Remarquable de logique, avouons-le. Sauf que le sieur Bouteflika n’a pas combattu les terroristes et n’a pas l’intention de le faire. À Médéa, jeudi, il a félicité le sanguinaire local, Ali Benhadjar, de la Ligue islamique pour la daâwa et le djihad (Lidd) d’avoir, par sa “repentance”, donné du crédit à la concorde civile. Il faut dire que Benhadjar avouait, déjà en 1999, avoir planifié le rapt d’un correspondant de presse.

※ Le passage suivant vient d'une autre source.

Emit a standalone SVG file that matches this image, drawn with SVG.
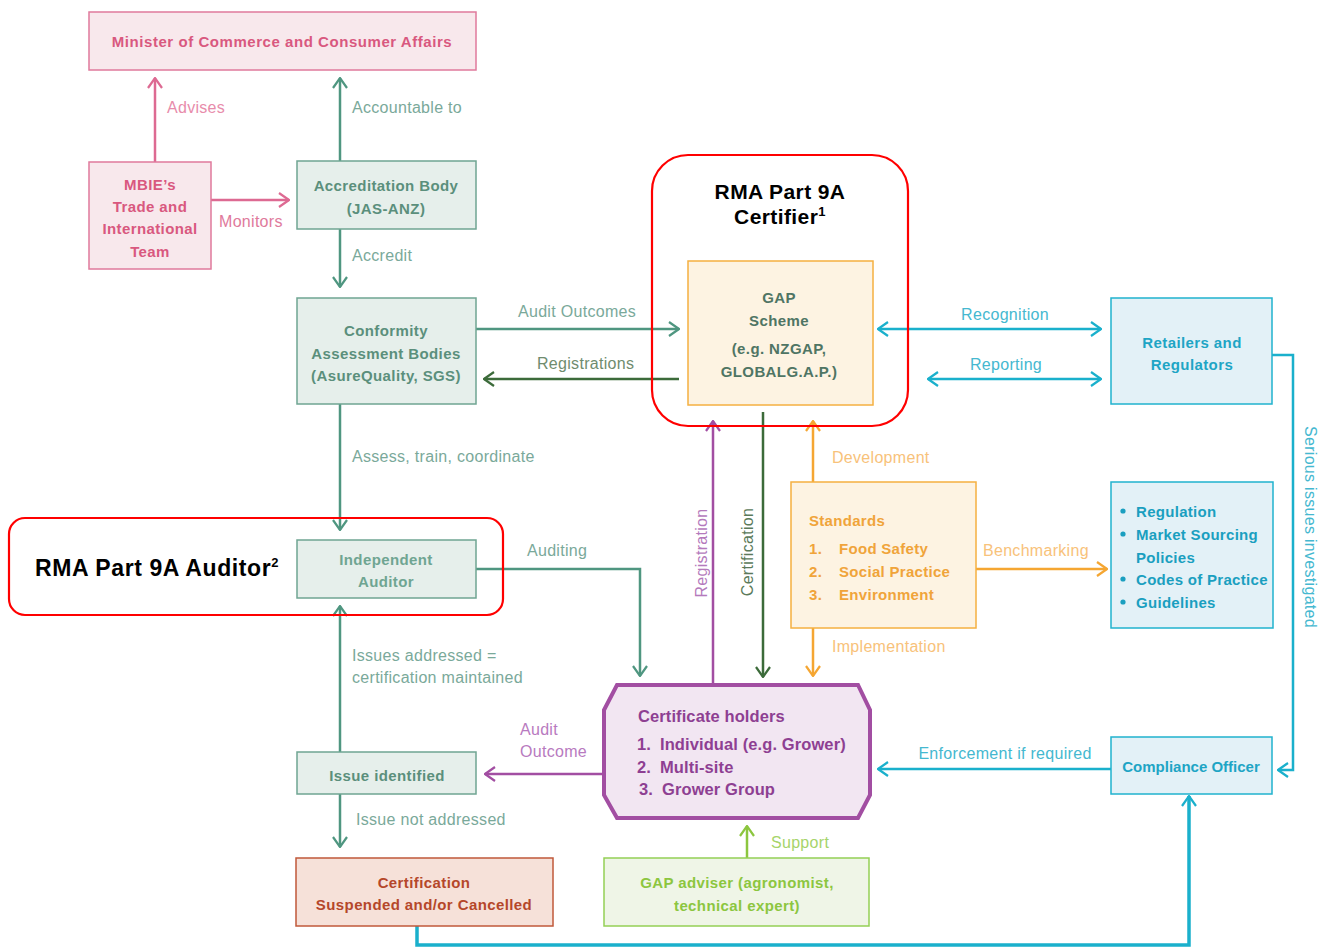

Impunément : la concorde civile était déjà là pour le soustraire à toute poursuite judiciaire.

Abdelaziz Bouteflika nous inviterait-il donc, nous autres journalistes de la presse libre, à nous repentir de nos convictions, de notre métier pour mériter demain sa miséricorde et son indulgence et échapper aux “foudres du second mandat” ? Nous vous attendons volontiers, M. Bouteflika, et de “plume ferme” pour l’après-8 avril.
Renoncez donc à votre rêve de nous voir courber l’échine devant ce doigt menaçant que vous levez à tout bout de champ. Entendons-nous bien : nous n’allons pas résister à vos velléités liberticides par simple coquetterie, nous y mettrons la foi que nous procure notre conviction bien établie que nous avons contribué à la défaite du projet totalitariste des islamistes qui se voulait l’alternative au système du parti unique.

La presse algérienne a fait ainsi exactement le contraire de ce dont l’accuse M. Bouteflika. Les amis étrangers de l’Algérie l’ont dit et redit dans tous les forums internationaux : la liberté de ton de la presse algérienne, inégalée dans le monde arabe est un signe que la société algérienne est “perméable”, voire acquise au projet démocratique et aux idéaux de la République. Est-ce donner une image pervertie de l’Algérie que de la montrer sous son vrai jour. Un pays qui aspire à s’inscrire dans l’universalité à l’heure où, de toutes façons, aucune nation ne peut se concevoir un avenir en dehors de la logique mondialisante ?

C’est là tout le problème de Abdelaziz Bouteflika, à vrai dire.
il est en dehors du monde d’aujourd’hui, d’où le spectacle affligeant qu’il donne du Président-candidat qu’il est et qui, suprême déphasage, rêve d’une Algérie sans partis, sans presse, sans pouvoir législatif, sans société civile et sans aucune forme de contre-pouvoir.

Faut-il donc que les journalistes se repentissent ? Faisons confiance à la volonté du peuple. Elle nous réserve peut-être une belle surprise au soir du 8 avril.